My Wedding Had a Protestor

"We had a protestor at our wedding," my wife tells anyone who will listen. "I consider it a queer badge of honor," she always says, with a smile.

Maybe she's right, but a year ago when I spotted a man on a step ladder blurting obscenities through a megaphone at our wedding party, I felt horrified—and afraid.

Would he follow us through the streets of Lancaster? Were there more people like him around every corner? Would a fight break out? Would my wedding day be ruined?

I had no such worries on my first wedding day, thirty-five years earlier.

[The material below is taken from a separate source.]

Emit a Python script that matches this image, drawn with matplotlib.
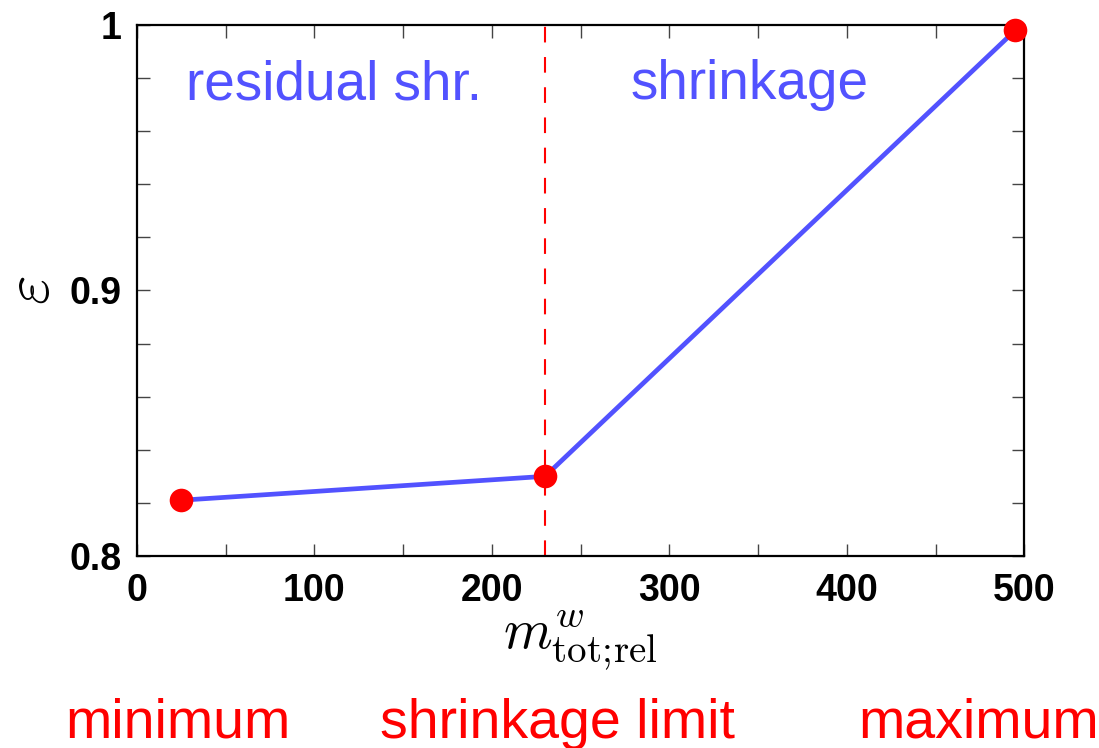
import matplotlib.pyplot as plt
from matplotlib.ticker import MultipleLocator, FixedLocator, FuncFormatter

plt.rcParams['mathtext.fontset'] = 'cm'
plt.rcParams['font.family'] = ['Liberation Sans', 'DejaVu Sans']

# data
m_rel = [25, 230, 495]
eps = [0.821, 0.830, 0.998]
shrink_limit = 230
y_labels = {0.8: '0.8', 0.9: '0.9', 1.0: '1'}

blue = '#5252ff'
red = '#ff0000'

fig = plt.figure(figsize=(10.99, 7.48), dpi=100)
ax = fig.add_axes([0.1245, 0.2567, 0.8075, 0.71])

ax.axvline(shrink_limit, color=red, lw=1.5, dashes=(7.5, 7), dash_capstyle='butt')
ax.plot(m_rel, eps, color=blue, lw=3.4, zorder=3)
ax.plot(m_rel, eps, 'o', color=red, ms=17, mec='none', zorder=4, clip_on=False)

ax.set_xlim(0, 500)
ax.set_ylim(0.8, 1.0)
ax.xaxis.set_major_locator(MultipleLocator(100))
ax.xaxis.set_minor_locator(MultipleLocator(50))
ax.yaxis.set_major_locator(FixedLocator(list(y_labels.keys())))
ax.yaxis.set_minor_locator(MultipleLocator(0.02))
ax.yaxis.set_major_formatter(FuncFormatter(lambda v, p: y_labels.get(round(v, 2), '')))

for which in ('major', 'minor'):
    ax.tick_params(which=which, direction='in', length=9, width=1.0, color='#444444',
                   top=True, right=True)
ax.tick_params(axis='x', which='major', pad=12)
ax.tick_params(axis='y', which='major', pad=11)
for lab in ax.get_xticklabels() + ax.get_yticklabels():
    lab.set_fontweight('bold')
    lab.set_fontsize(27)
for sp in ax.spines.values():
    sp.set_linewidth(1.6)

ax.set_xlabel(r'$m^{w}_{\mathrm{tot;\!rel}}$', fontsize=40, labelpad=0)
ax.set_ylabel(r'$\varepsilon$', fontsize=46, va='center', ha='center')
ax.yaxis.set_label_coords(-0.118, 0.5)

ax.text(111, 0.972, 'residual shr.', color=blue, fontsize=39.5, ha='center', va='baseline')
ax.text(345, 0.972, 'shrinkage', color=blue, fontsize=39.5, ha='center', va='baseline')

fig.text(0.162, 0.0135, 'minimum', color=red, fontsize=40, ha='center', va='baseline')
fig.text(0.507, 0.0135, 'shrinkage limit', color=red, fontsize=40, ha='center', va='baseline')
fig.text(0.890, 0.0135, 'maximum', color=red, fontsize=40, ha='center', va='baseline')

fig.savefig('out.png', dpi=100)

The day where I wore my mother's Priscilla of Boston wedding gown and my father walked me down the aisle of the Wellesley College Chapel to my soon-to-be husband.

The man I would build a good life with. Have two sons with. The man whose heart I would eventually break when I came to terms with my sexuality late in life. The man who let me go with grace and compassion. The man who continues to extend both to me.

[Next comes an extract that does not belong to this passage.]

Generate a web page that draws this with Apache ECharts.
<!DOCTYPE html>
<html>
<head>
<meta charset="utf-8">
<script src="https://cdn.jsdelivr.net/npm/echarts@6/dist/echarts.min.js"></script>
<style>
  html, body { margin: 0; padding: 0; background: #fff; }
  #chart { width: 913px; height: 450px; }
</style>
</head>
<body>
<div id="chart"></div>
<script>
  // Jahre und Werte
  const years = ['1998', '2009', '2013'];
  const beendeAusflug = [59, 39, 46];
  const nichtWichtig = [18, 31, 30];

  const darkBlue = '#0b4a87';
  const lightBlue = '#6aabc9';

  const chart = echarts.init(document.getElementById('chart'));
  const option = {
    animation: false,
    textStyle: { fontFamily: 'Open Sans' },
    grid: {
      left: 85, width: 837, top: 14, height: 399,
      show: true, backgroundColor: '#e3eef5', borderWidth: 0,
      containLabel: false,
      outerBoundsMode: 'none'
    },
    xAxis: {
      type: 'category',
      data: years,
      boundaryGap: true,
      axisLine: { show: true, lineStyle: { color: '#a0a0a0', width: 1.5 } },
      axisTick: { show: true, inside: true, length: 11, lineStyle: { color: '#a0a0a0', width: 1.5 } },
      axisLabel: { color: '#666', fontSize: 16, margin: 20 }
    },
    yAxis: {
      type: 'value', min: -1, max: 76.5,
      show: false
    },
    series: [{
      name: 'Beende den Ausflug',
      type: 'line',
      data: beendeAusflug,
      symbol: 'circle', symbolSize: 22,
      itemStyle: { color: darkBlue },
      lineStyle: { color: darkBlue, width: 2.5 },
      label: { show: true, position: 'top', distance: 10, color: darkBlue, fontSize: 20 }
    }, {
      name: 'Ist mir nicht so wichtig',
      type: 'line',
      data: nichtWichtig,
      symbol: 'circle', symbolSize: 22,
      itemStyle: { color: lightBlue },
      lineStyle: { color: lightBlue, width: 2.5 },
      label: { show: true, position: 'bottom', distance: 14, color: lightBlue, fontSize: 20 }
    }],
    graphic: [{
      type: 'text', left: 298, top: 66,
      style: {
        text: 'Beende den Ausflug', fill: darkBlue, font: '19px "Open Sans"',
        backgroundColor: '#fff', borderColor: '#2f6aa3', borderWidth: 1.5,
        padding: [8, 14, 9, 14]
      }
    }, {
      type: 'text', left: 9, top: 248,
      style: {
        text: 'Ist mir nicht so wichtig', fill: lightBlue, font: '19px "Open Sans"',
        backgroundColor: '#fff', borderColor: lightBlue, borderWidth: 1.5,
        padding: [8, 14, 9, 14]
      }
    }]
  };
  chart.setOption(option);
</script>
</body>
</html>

No, that wedding day in 1986 did not draw any protestors. That was my white picket fence day. A wedding that everyone celebrates without reservation. A wedding day wreaking with privilege.

Here's the thing: I didn't set out to become someone whose wedding would be protested.

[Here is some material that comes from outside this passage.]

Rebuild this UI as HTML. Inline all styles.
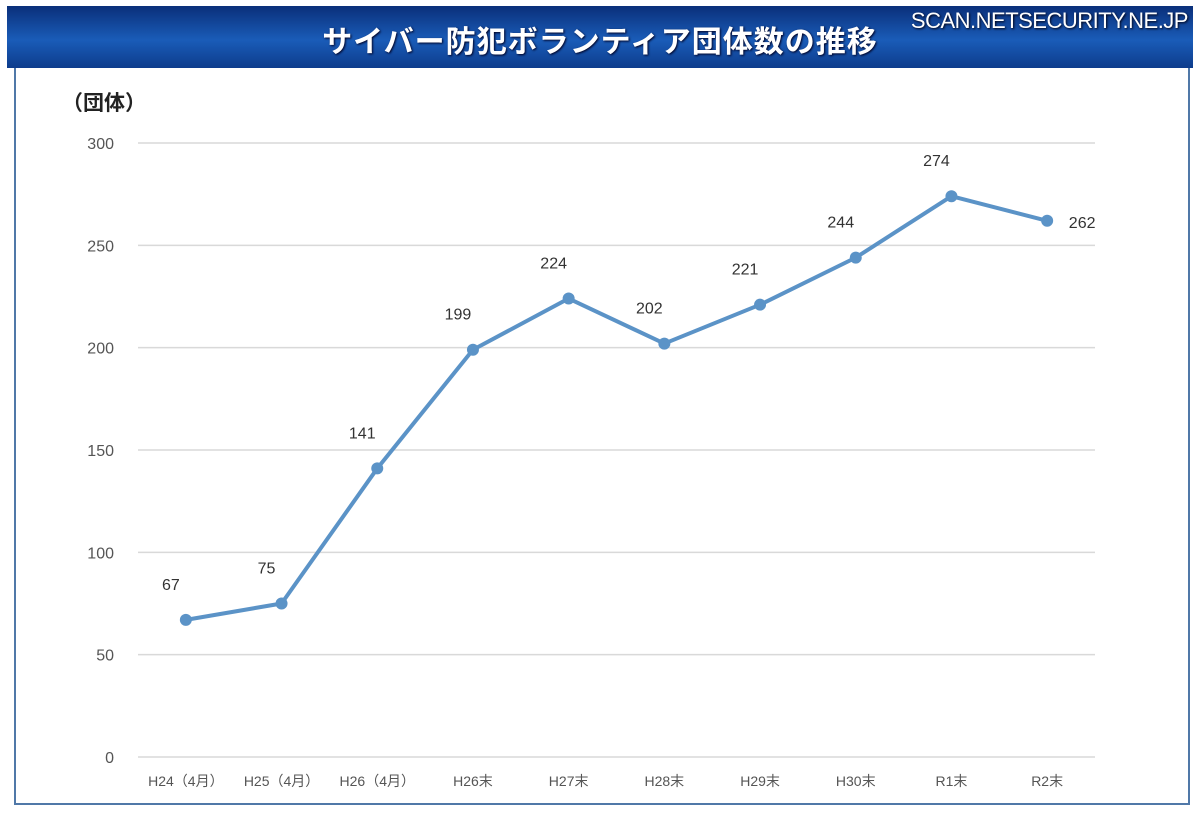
<!DOCTYPE html>
<html><head><meta charset="utf-8"><style>
body{margin:0;width:1200px;height:818px;background:#fff;position:relative;overflow:hidden;font-family:"Liberation Sans","Noto Sans CJK JP",sans-serif}
#hdr{position:absolute;left:7px;top:6px;width:1186px;height:62px;background:linear-gradient(#0a2f7a,#1a5cb8 55%,#0d3c8c);}
#title{position:absolute;left:0;width:1200px;top:17px;text-align:center;color:#fff;font-size:30px;font-weight:bold;letter-spacing:1px;text-shadow:1px 1px 2px #002}
#site{position:absolute;right:12px;top:8px;color:#fff;font-size:22px;letter-spacing:-0.5px;text-shadow:1px 1px 2px #001}
#frame{position:absolute;left:14px;top:68px;width:1172px;height:735px;border:2px solid #5078a8;border-top:none;box-sizing:content-box}
</style></head><body>
<div id="hdr"></div>
<div id="title">サイバー防犯ボランティア団体数の推移</div>
<div id="site">SCAN.NETSECURITY.NE.JP</div>
<div id="frame"></div>
<svg id="chart" width="1200" height="818" style="position:absolute;left:0;top:0"></svg>
<script>
const categories=["H24（4月）","H25（4月）","H26（4月）","H26末","H27末","H28末","H29末","H30末","R1末","R2末"];
const values=[67,75,141,199,224,202,221,244,274,262];
const ticks=[0,50,100,150,200,250,300];
const svg=document.getElementById('chart');
const NS='http://www.w3.org/2000/svg';
const x0=138,x1=1095,yb=757,yt=143,ymax=300;
const bw=(x1-x0)/categories.length;
const X=i=>x0+bw*(i+0.5);
const Y=v=>yb-(v/ymax)*(yb-yt);
function el(t,a,txt){const e=document.createElementNS(NS,t);for(const k in a)e.setAttribute(k,a[k]);if(txt!=null)e.textContent=txt;svg.appendChild(e);return e;}
const u=el('text',{x:62,y:110,'font-size':21,'font-weight':'bold',fill:'#222','font-family':'"Liberation Sans","Noto Sans CJK JP",sans-serif'},'（団体）');


ticks.forEach(t=>{
 const g=el('line',{x1:x0,x2:x1,y1:Y(t),y2:Y(t),stroke:'#d9d9d9','stroke-width':1.5});
 
 
 const l=el('text',{x:114,y:Y(t)+6,'text-anchor':'end','font-size':16,fill:'#555'},t);
 
 
});
categories.forEach((c,i)=>{
 const l=el('text',{x:X(i),y:786,'text-anchor':'middle','font-size':14,fill:'#555','font-family':'"Liberation Sans","Noto Sans CJK JP",sans-serif'},c);
 
 
});
const p=el('polyline',{points:values.map((v,i)=>X(i)+','+Y(v)).join(' '),fill:'none',stroke:'#5b93c7','stroke-width':4,'stroke-linejoin':'round'});


values.forEach((v,i)=>{
 const c=el('circle',{cx:X(i),cy:Y(v),r:6,fill:'#5b93c7'});
 
 
 const last=i===values.length-1;
 const t=el('text',{x:last?X(i)+35:X(i)-15,y:last?Y(v)+7:Y(v)-30,'text-anchor':'middle','font-size':16,fill:'#333'},v);
 
 
});
</script>
</body></html>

I was a good girl, a rule follower, a first child, an A student ... you get the picture. Which made the decision to leave everything behind for a completely unknown future beyond terrifying.

And yet, an insistent voice within kept whispering: You must do this. 

Listening to that voice is what led me on the journey to this second wedding day. 

Truth be told, my initial inclination was to have a quiet wedding that didn't draw attention, not the brass band-led stroll through downtown Lancaster that my wife wanted.

But now I understand why it was—and is—important to be out and proud—to be visible.

Our stories matter.

They matter to the pre-teen who joined the stroll with their mom, which gave them an opening to have a conversation about their sexual identity.

They matter to the young woman raised by fundamentalist Christian parents who saw our wedding as a sign that a joyful future was possible for her.

They matter to two young men we know who are cautiously contemplating their own marriage.

Happy Pride, y'all! All of our stories matter. Yours matters too.